→ **Short problem**
Repeat every line of the data exactly, but not the pictures.

→ **Provided material**
>>>>>
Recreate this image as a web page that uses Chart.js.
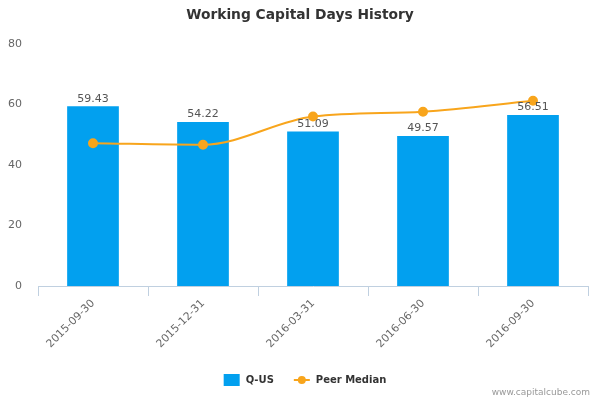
<!DOCTYPE html>
<html>
<head>
<meta charset="utf-8">
<script src="https://cdn.jsdelivr.net/npm/chart.js@4"></script>
<style>
  html, body { margin: 0; padding: 0; background: #fff; }
  #wrap { width: 600px; height: 400px; }
</style>
</head>
<body>
<div id="wrap"><canvas id="wcChart"></canvas></div>
<script>
// Working capital days per quarter
const quarters = ['2015-09-30', '2015-12-31', '2016-03-31', '2016-06-30', '2016-09-30'];
const companyDays = [59.43, 54.22, 51.09, 49.57, 56.51];
const peerMedian = [47.2, 46.7, 56.0, 57.6, 61.2];
const yTicks = [0, 20, 40, 60, 80];

const BLUE = '#02a0ef';
const ORANGE = '#f8a51c';
const FONT = '"DejaVu Sans", Verdana, sans-serif';

// value labels above the bars
const barLabels = {
  id: 'barLabels',
  afterLayout(chart) {
    // centre the title on the whole canvas, not on the padded box
    if (chart.titleBlock) chart.titleBlock.right += 12;
  },
  afterDatasetsDraw(chart) {
    const ctx = chart.ctx;
    const meta = chart.getDatasetMeta(1);
    ctx.save();
    ctx.font = '11px ' + FONT;
    ctx.fillStyle = '#555';
    ctx.textAlign = 'center';
    ctx.textBaseline = 'bottom';
    meta.data.forEach(function (bar, i) {
      ctx.fillText(companyDays[i].toFixed(2), bar.x, bar.y - 2);
    });
    ctx.restore();
  },
};

// custom legend + credit line at the bottom
const footer = {
  id: 'footer',
  afterDraw(chart) {
    const ctx = chart.ctx;
    const cy = 380;
    ctx.save();
    ctx.font = 'bold 10px ' + FONT;
    ctx.textBaseline = 'middle';
    ctx.textAlign = 'left';
    const w1 = ctx.measureText('Q-US').width;
    const w2 = ctx.measureText('Peer Median').width;
    const total = 16 + 6 + w1 + 20 + 16 + 6 + w2;
    let x = 300 - total / 2 + 5;
    ctx.fillStyle = BLUE;
    ctx.fillRect(x, cy - 6, 16, 12);
    x += 22;
    ctx.fillStyle = '#333';
    ctx.fillText('Q-US', x, cy);
    x += w1 + 20;
    ctx.strokeStyle = ORANGE;
    ctx.lineWidth = 2;
    ctx.beginPath();
    ctx.moveTo(x, cy);
    ctx.lineTo(x + 16, cy);
    ctx.stroke();
    ctx.fillStyle = ORANGE;
    ctx.beginPath();
    ctx.arc(x + 8, cy, 4, 0, Math.PI * 2);
    ctx.fill();
    x += 22;
    ctx.fillStyle = '#333';
    ctx.fillText('Peer Median', x, cy);

    ctx.font = '9px ' + FONT;
    ctx.fillStyle = '#999';
    ctx.textAlign = 'right';
    ctx.fillText('www.capitalcube.com', 590, 393);
    ctx.restore();
  },
};

new Chart(document.getElementById('wcChart').getContext('2d'), {
  data: {
    labels: quarters,
    datasets: [
      {
        type: 'line',
        label: 'Peer Median',
        data: peerMedian,
        borderColor: ORANGE,
        backgroundColor: ORANGE,
        borderWidth: 2,
        pointRadius: 4,
        pointHoverRadius: 4,
        cubicInterpolationMode: 'monotone',
        order: 0,
      },
      {
        type: 'bar',
        label: 'Q-US',
        data: companyDays,
        backgroundColor: BLUE,
        barPercentage: 0.47,
        categoryPercentage: 1,
        order: 1,
      },
    ],
  },
  options: {
    responsive: true,
    maintainAspectRatio: false,
    animation: false,
    layout: { padding: { top: 0, left: 0, right: 12, bottom: 40 } },
    plugins: {
      legend: { display: false },
      tooltip: { enabled: false },
      title: {
        display: true,
        text: 'Working Capital Days History',
        color: '#333',
        font: { family: FONT, size: 13.8, weight: 'bold' },
        padding: { top: 7, bottom: 20.4 },
      },
    },
    scales: {
      x: {
        offset: true,
        grid: {
          display: true,
          offset: true,
          drawOnChartArea: false,
          drawTicks: true,
          tickLength: 10,
          color: '#c0d0e0',
        },
        border: { display: true, color: '#c0d0e0' },
        ticks: {
          color: '#666',
          font: { family: FONT, size: 10.8 },
          minRotation: 45,
          maxRotation: 45,
          padding: 1,
        },
        afterFit: function (scale) {
          scale.height = 74;
        },
      },
      y: {
        min: 0,
        max: 80,
        grid: { display: false, drawTicks: false },
        border: { display: false },
        afterBuildTicks: function (scale) {
          scale.ticks = yTicks.map((v) => ({ value: v }));
        },
        ticks: {
          color: '#666',
          font: { family: FONT, size: 11 },
          padding: 16,
        },
        afterFit: function (scale) {
          scale.width = 38;
        },
      },
    },
  },
  plugins: [barLabels, footer],
});
</script>
</body>
</html>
<<<<<
→ **Right answer**
Recreate this image as a web page that uses Chart.js.
<!DOCTYPE html>
<html>
<head>
<meta charset="utf-8">
<script src="https://cdn.jsdelivr.net/npm/chart.js@4"></script>
<style>
  html, body { margin: 0; padding: 0; background: #fff; }
  #wrap { width: 600px; height: 400px; }
</style>
</head>
<body>
<div id="wrap"><canvas id="wcChart"></canvas></div>
<script>
// Working capital days per quarter
const quarters = ['2015-09-30', '2015-12-31', '2016-03-31', '2016-06-30', '2016-09-30'];
const companyDays = [59.43, 54.22, 51.09, 49.57, 56.51];
const peerMedian = [47.2, 46.7, 56.0, 57.6, 61.2];
const yTicks = [0, 20, 40, 60, 80];

const BLUE = '#02a0ef';
const ORANGE = '#f8a51c';
const FONT = '"DejaVu Sans", Verdana, sans-serif';

// value labels above the bars
const barLabels = {
  id: 'barLabels',
  afterLayout(chart) {
    // centre the title on the whole canvas, not on the padded box
    if (chart.titleBlock) chart.titleBlock.right += 12;
  },
  afterDatasetsDraw(chart) {
    const ctx = chart.ctx;
    const meta = chart.getDatasetMeta(1);
    ctx.save();
    ctx.font = '11px ' + FONT;
    ctx.fillStyle = '#555';
    ctx.textAlign = 'center';
    ctx.textBaseline = 'bottom';
    meta.data.forEach(function (bar, i) {
      ctx.fillText(companyDays[i].toFixed(2), bar.x, bar.y - 2);
    });
    ctx.restore();
  },
};

// custom legend + credit line at the bottom
const footer = {
  id: 'footer',
  afterDraw(chart) {
    const ctx = chart.ctx;
    const cy = 380;
    ctx.save();
    ctx.font = 'bold 10px ' + FONT;
    ctx.textBaseline = 'middle';
    ctx.textAlign = 'left';
    const w1 = ctx.measureText('Q-US').width;
    const w2 = ctx.measureText('Peer Median').width;
    const total = 16 + 6 + w1 + 20 + 16 + 6 + w2;
    let x = 300 - total / 2 + 5;
    ctx.fillStyle = BLUE;
    ctx.fillRect(x, cy - 6, 16, 12);
    x += 22;
    ctx.fillStyle = '#333';
    ctx.fillText('Q-US', x, cy);
    x += w1 + 20;
    ctx.strokeStyle = ORANGE;
    ctx.lineWidth = 2;
    ctx.beginPath();
    ctx.moveTo(x, cy);
    ctx.lineTo(x + 16, cy);
    ctx.stroke();
    ctx.fillStyle = ORANGE;
    ctx.beginPath();
    ctx.arc(x + 8, cy, 4, 0, Math.PI * 2);
    ctx.fill();
    x += 22;
    ctx.fillStyle = '#333';
    ctx.fillText('Peer Median', x, cy);

    ctx.font = '9px ' + FONT;
    ctx.fillStyle = '#999';
    ctx.textAlign = 'right';
    ctx.fillText('www.capitalcube.com', 590, 393);
    ctx.restore();
  },
};

new Chart(document.getElementById('wcChart').getContext('2d'), {
  data: {
    labels: quarters,
    datasets: [
      {
        type: 'line',
        label: 'Peer Median',
        data: peerMedian,
        borderColor: ORANGE,
        backgroundColor: ORANGE,
        borderWidth: 2,
        pointRadius: 4,
        pointHoverRadius: 4,
        cubicInterpolationMode: 'monotone',
        order: 0,
      },
      {
        type: 'bar',
        label: 'Q-US',
        data: companyDays,
        backgroundColor: BLUE,
        barPercentage: 0.47,
        categoryPercentage: 1,
        order: 1,
      },
    ],
  },
  options: {
    responsive: true,
    maintainAspectRatio: false,
    animation: false,
    layout: { padding: { top: 0, left: 0, right: 12, bottom: 40 } },
    plugins: {
      legend: { display: false },
      tooltip: { enabled: false },
      title: {
        display: true,
        text: 'Working Capital Days History',
        color: '#333',
        font: { family: FONT, size: 13.8, weight: 'bold' },
        padding: { top: 7, bottom: 20.4 },
      },
    },
    scales: {
      x: {
        offset: true,
        grid: {
          display: true,
          offset: true,
          drawOnChartArea: false,
          drawTicks: true,
          tickLength: 10,
          color: '#c0d0e0',
        },
        border: { display: true, color: '#c0d0e0' },
        ticks: {
          color: '#666',
          font: { family: FONT, size: 10.8 },
          minRotation: 45,
          maxRotation: 45,
          padding: 1,
        },
        afterFit: function (scale) {
          scale.height = 74;
        },
      },
      y: {
        min: 0,
        max: 80,
        grid: { display: false, drawTicks: false },
        border: { display: false },
        afterBuildTicks: function (scale) {
          scale.ticks = yTicks.map((v) => ({ value: v }));
        },
        ticks: {
          color: '#666',
          font: { family: FONT, size: 11 },
          padding: 16,
        },
        afterFit: function (scale) {
          scale.width = 38;
        },
      },
    },
  },
  plugins: [barLabels, footer],
});
</script>
</body>
</html>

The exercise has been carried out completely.